I’ve done most everything I set out to do, and I’m pretty happy with my life choices. But in the middle part of your life you begin to want to jettison parts of your past, as if to make your life more fuel-efficient so that it will carry you farther. You look for new places and situations that you can step into without all that excess cargo of stuff and failed dreams and loss.
For instance, we’ve lived in our house longer, by far, than I’ve lived anywhere else. And while I love our house, I grow tired of its problems – though I imagine what I’ve really grown tired of are my own problems, stubborn habits, failures, inertia. It’s tempting to imagine that going to a new place, you can incubate a new self.
Years ago, desperate to get a break from the house while preparing to write my first book, I rented a small office near my home. It was a tiny, womblike space no larger than 100 square feet, in a building that was part of an old church. I could do exactly what I wanted with it; nothing from my past needed to be incorporated into my little garret. It was delicious.
What I ended up with was a room unlike any I would be likely to create in my home – the colors pale and cool, the furnishings sparse. With no internet connection, there was nothing to do there but write. Some days I spent as much as an hour just sitting there by the window, enjoying the quiet, letting the breeze blow the sheer, white curtains against my arm, daydreaming. I could imagine that I was someone else, rewrite my history, and take a sort of intermission from my life.

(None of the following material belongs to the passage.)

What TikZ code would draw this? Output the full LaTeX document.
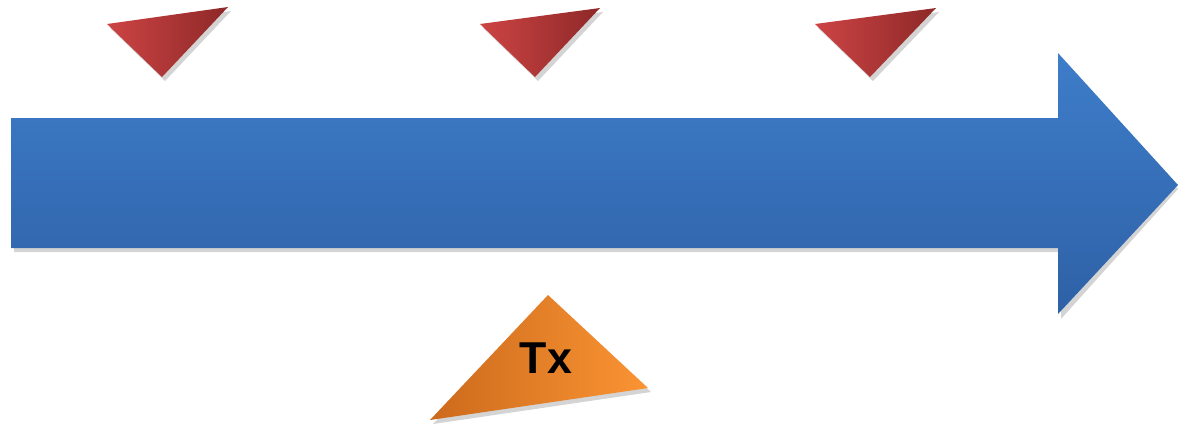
\documentclass[tikz,border=0pt]{standalone}
\usepackage{fontspec}
\setmainfont{Liberation Sans}
\usepackage{xcolor}
\usepackage{tikz}
\definecolor{TLBlueTop}{HTML}{3E7DCA}
\definecolor{TLBlueBot}{HTML}{2E61A6}
\definecolor{TLRedLight}{HTML}{CD4444}
\definecolor{TLRedDark}{HTML}{8E2828}
\definecolor{TLOrangeDark}{HTML}{CC6A1C}
\definecolor{TLOrangeLight}{HTML}{FA9433}
\definecolor{TLShadow}{HTML}{D4D4D4}

\begin{document}
\begin{tikzpicture}[x=0.01cm,y=-0.01cm]
\path[use as bounding box] (0,0) rectangle (1178,423);
% soft shadows
\fill[TLShadow] (14,122) -- (1061,122) -- (1061,57) -- (1178,189) -- (1061,319) -- (1061,252) -- (14,252) -- cycle;
\fill[TLShadow] (110,28) -- (231,11) -- (165,81) -- cycle;
\fill[TLShadow] (483,28) -- (603,12) -- (538,81) -- cycle;
\fill[TLShadow] (818,28) -- (939,12) -- (873,81) -- cycle;
\fill[TLShadow] (551,299) -- (651,392) -- (433,424) -- cycle;
% timeline arrow
\shade[top color=TLBlueTop,bottom color=TLBlueBot] (11,118) -- (1058,118) -- (1058,53) -- (1178,185) -- (1058,314) -- (1058,248) -- (11,248) -- cycle;
% event markers
\shade[shading angle=135,left color=TLRedLight,right color=TLRedDark] (107,24) -- (228,7) -- (162,77) -- cycle;
\shade[shading angle=135,left color=TLRedLight,right color=TLRedDark] (480,24) -- (600,8) -- (535,77) -- cycle;
\shade[shading angle=135,left color=TLRedLight,right color=TLRedDark] (815,24) -- (936,8) -- (870,77) -- cycle;
% Tx marker
\shade[shading angle=60,left color=TLOrangeDark,right color=TLOrangeLight] (548,295) -- (648,388) -- (430,420) -- cycle;
\node[font=\fontsize{12.7}{15}\selectfont\bfseries] (tx) at (546,358) {Tx};
\end{tikzpicture}
\end{document}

Gradually, though, a few rogue possessions from my “real” life – a book here, a CD there – migrated to my new nest. More and more, my mind picked at the flaws in the room, my paint job, my choice of wall hangings. It was easier to write there, but my ideas weren’t necessarily any better. In short, nothing had changed but my location.
We are what we are, it seems. Even those of us who make big, seemingly permanent changes in midlife, eventually seem to find our way back to the same old patterns we established early on. How many divorcées have you seen whose second marriages became, in a very short time, a carbon copy of their first? Or restless career changers who find their new profession presents the same political and personality problems of their former one? Or for that matter, sisters who grow older but still giggle together in their same old secret language?

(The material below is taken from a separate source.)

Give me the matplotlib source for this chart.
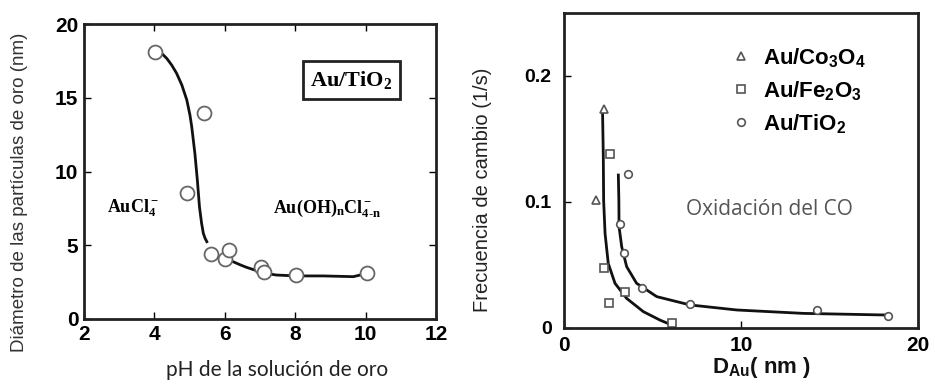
import matplotlib
matplotlib.use("Agg")
import matplotlib.pyplot as plt

plt.rcParams['mathtext.fontset'] = 'custom'
plt.rcParams['mathtext.rm'] = 'Liberation Serif:bold'
plt.rcParams['mathtext.it'] = 'Liberation Serif:italic:bold'
plt.rcParams['mathtext.bf'] = 'Liberation Sans:bold'
plt.rcParams['mathtext.sf'] = 'Liberation Sans:bold'

# left panel: particle size vs pH (Au/TiO2)
ph_pts = [4.02, 4.93, 5.41, 5.61, 6.0, 6.12, 7.03, 7.11, 8.02, 10.04]
d_pts = [18.1, 8.54, 13.97, 4.4, 4.07, 4.68, 3.53, 3.19, 2.98, 3.12]
# fitted curve as drawn, two pieces (gap under the markers)
ph_fit1 = [4.21, 4.35, 4.49, 4.63, 4.78, 4.92, 5.01, 5.06, 5.15, 5.22, 5.28, 5.34, 5.39, 5.44, 5.49]
d_fit1 = [18.0, 17.67, 17.22, 16.66, 15.86, 14.85, 13.83, 13.04, 11.23, 9.42, 7.61, 6.5, 5.81, 5.47, 5.24]
ph_fit2 = [6.24, 6.45, 6.62, 6.85, 7.0, 7.25, 7.47, 8.04, 8.8, 9.65, 9.84]
d_fit2 = [3.88, 3.66, 3.5, 3.32, 3.2, 3.06, 2.98, 2.92, 2.92, 2.87, 2.98]

# right panel: TOF vs Au diameter
co_x = [2.28, 1.79]
co_y = [0.1735, 0.1016]
fe_x = [2.6, 2.26, 2.56, 3.45, 6.12]
fe_y = [0.1378, 0.0473, 0.0201, 0.0288, 0.0037]
ti_x = [3.6, 3.16, 3.39, 4.43, 7.12, 14.27, 18.32]
ti_y = [0.122, 0.0823, 0.0593, 0.0315, 0.0188, 0.0143, 0.0098]
fitA_x = [2.18, 2.22, 2.24, 2.32, 2.5, 2.88, 3.54, 4.48, 5.42, 6.08]
fitA_y = [0.170, 0.136, 0.101, 0.075, 0.0513, 0.0355, 0.0235, 0.0130, 0.0063, 0.0024]
fitB_x = [3.07, 3.1, 3.11, 3.26, 3.54, 4.1, 5.24, 7.12, 9.76, 13.52, 18.23]
fitB_y = [0.1214, 0.101, 0.0804, 0.0645, 0.0487, 0.0355, 0.0249, 0.0183, 0.0143, 0.0116, 0.0103]

fig = plt.figure(figsize=(9.35, 3.85), dpi=100)

# ---- left chart
ax1 = fig.add_axes([84/935, 1-319/385, 352/935, 295/385])
ax1.plot(ph_fit1, d_fit1, color='#111111', lw=2)
ax1.plot(ph_fit2, d_fit2, color='#111111', lw=2)
ax1.plot(ph_pts, d_pts, 'o', ms=10, mfc='white', mec='#666666', mew=1.3)
ax1.set_xlim(2, 12)
ax1.set_ylim(0, 20)
ax1.set_xticks([2, 4, 6, 8, 10, 12])
ax1.set_yticks([0, 5, 10, 15, 20])
ax1.tick_params(direction='in', length=5, width=1, top=True, right=True,
                labelsize=15, pad=4)
for lab in ax1.get_xticklabels() + ax1.get_yticklabels():
    lab.set_fontweight('bold')
    lab.set_family('Liberation Sans')
for sp in ax1.spines.values():
    sp.set_linewidth(2)
    sp.set_color('#222222')

ax1.text(9.6, 16.2, r'Au/TiO$_2$', family='Liberation Serif', weight='bold',
         fontsize=16, ha='center', va='center',
         bbox=dict(boxstyle='square,pad=0.35', fc='white', ec='#222222', lw=2))
ax1.text(3.4, 7.5, r'AuCl$_4^-$', family='Liberation Serif', weight='bold',
         fontsize=13, ha='center', va='center')
ax1.text(8.9, 7.5, r'Au(OH)$_\mathrm{n}$Cl$_\mathrm{4\text{-}n}^-$', family='Liberation Serif',
         weight='bold', fontsize=13, ha='center', va='center')

fig.text(20/935, 1-192/385, 'Diámetro de las partículas de oro (nm)', rotation=90,
         family='Liberation Sans', fontsize=13.5, color='#333333', ha='center', va='center')
fig.text(277/935, 1-370/385, 'pH de la solución de oro', family='Lato',
         fontsize=15, color='#222222', ha='center', va='center')

# ---- right chart
ax2 = fig.add_axes([564/935, 1-328/385, 354/935, 315/385])
ax2.plot(fitA_x, fitA_y, color='#111111', lw=2)
ax2.plot(fitB_x, fitB_y, color='#111111', lw=2)
h1, = ax2.plot(co_x, co_y, '^', ms=6, mfc='white', mec='#555555', mew=1.2,
               label=r'Au/Co$_\mathsf{3}$O$_\mathsf{4}$')
h2, = ax2.plot(fe_x, fe_y, 's', ms=5.5, mfc='white', mec='#555555', mew=1.2,
               label=r'Au/Fe$_\mathsf{2}$O$_\mathsf{3}$')
h3, = ax2.plot(ti_x, ti_y, 'o', ms=5.5, mfc='white', mec='#555555', mew=1.2,
               label=r'Au/TiO$_\mathsf{2}$')
ax2.set_xlim(0, 20)
ax2.set_ylim(0, 0.25)
ax2.set_xticks([0, 10, 20])
ax2.set_xticklabels(['0', '10', '20'])
ax2.set_yticks([0, 0.1, 0.2])
ax2.set_yticklabels(['0', '0.1', '0.2'])
ax2.tick_params(direction='in', length=5, width=1)
ax2.tick_params(axis='x', pad=6, labelsize=15)
ax2.tick_params(axis='y', pad=9, labelsize=14)
for lab in ax2.get_xticklabels() + ax2.get_yticklabels():
    lab.set_fontweight('bold')
    lab.set_family('Liberation Sans')
for sp in ax2.spines.values():
    sp.set_linewidth(2)
    sp.set_color('#222222')

leg = ax2.legend(handles=[h1, h2, h3], loc='upper left', bbox_to_anchor=(0.475, 0.895),
                 frameon=False, handlelength=0.8, handletextpad=0.6,
                 labelspacing=0.45, borderpad=0, borderaxespad=0,
                 prop=dict(family='Liberation Sans', weight='bold', size=16))

ax2.text(11.6, 0.094, 'Oxidación del CO', family='Open Sans', fontsize=15,
         color='#555555', ha='center', va='center')

fig.text(482/935, 1-190/385, 'Frecuencia de cambio (1/s)', rotation=90,
         family='Liberation Sans', fontsize=14.5,
         color='#222222', ha='center', va='center')
fig.text(761/935, 1-368/385, r'D$_\mathsf{Au}$( nm )', family='Liberation Sans',
         weight='bold', fontsize=16, color='#111111', ha='center', va='center')

fig.savefig('out.png', dpi=100)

No, we don’t change, not usually, not much. Like crabs skittering down the beach under a pale summer moon, we move in erratic ways, not along linear paths, zigging and zagging, revisiting old missteps. In nostalgia, we long to reclaim and embrace our abandoned childhood shells. Maybe, we think, that’s when we had it exactly right about who we were and what we wanted. Maybe, maybe not. What we can reclaim, at midyear or midlife, is the excitement and promise we felt in the beginning – not yet lost to us, but only waiting for us to slow down, and turn around, and let it catch up.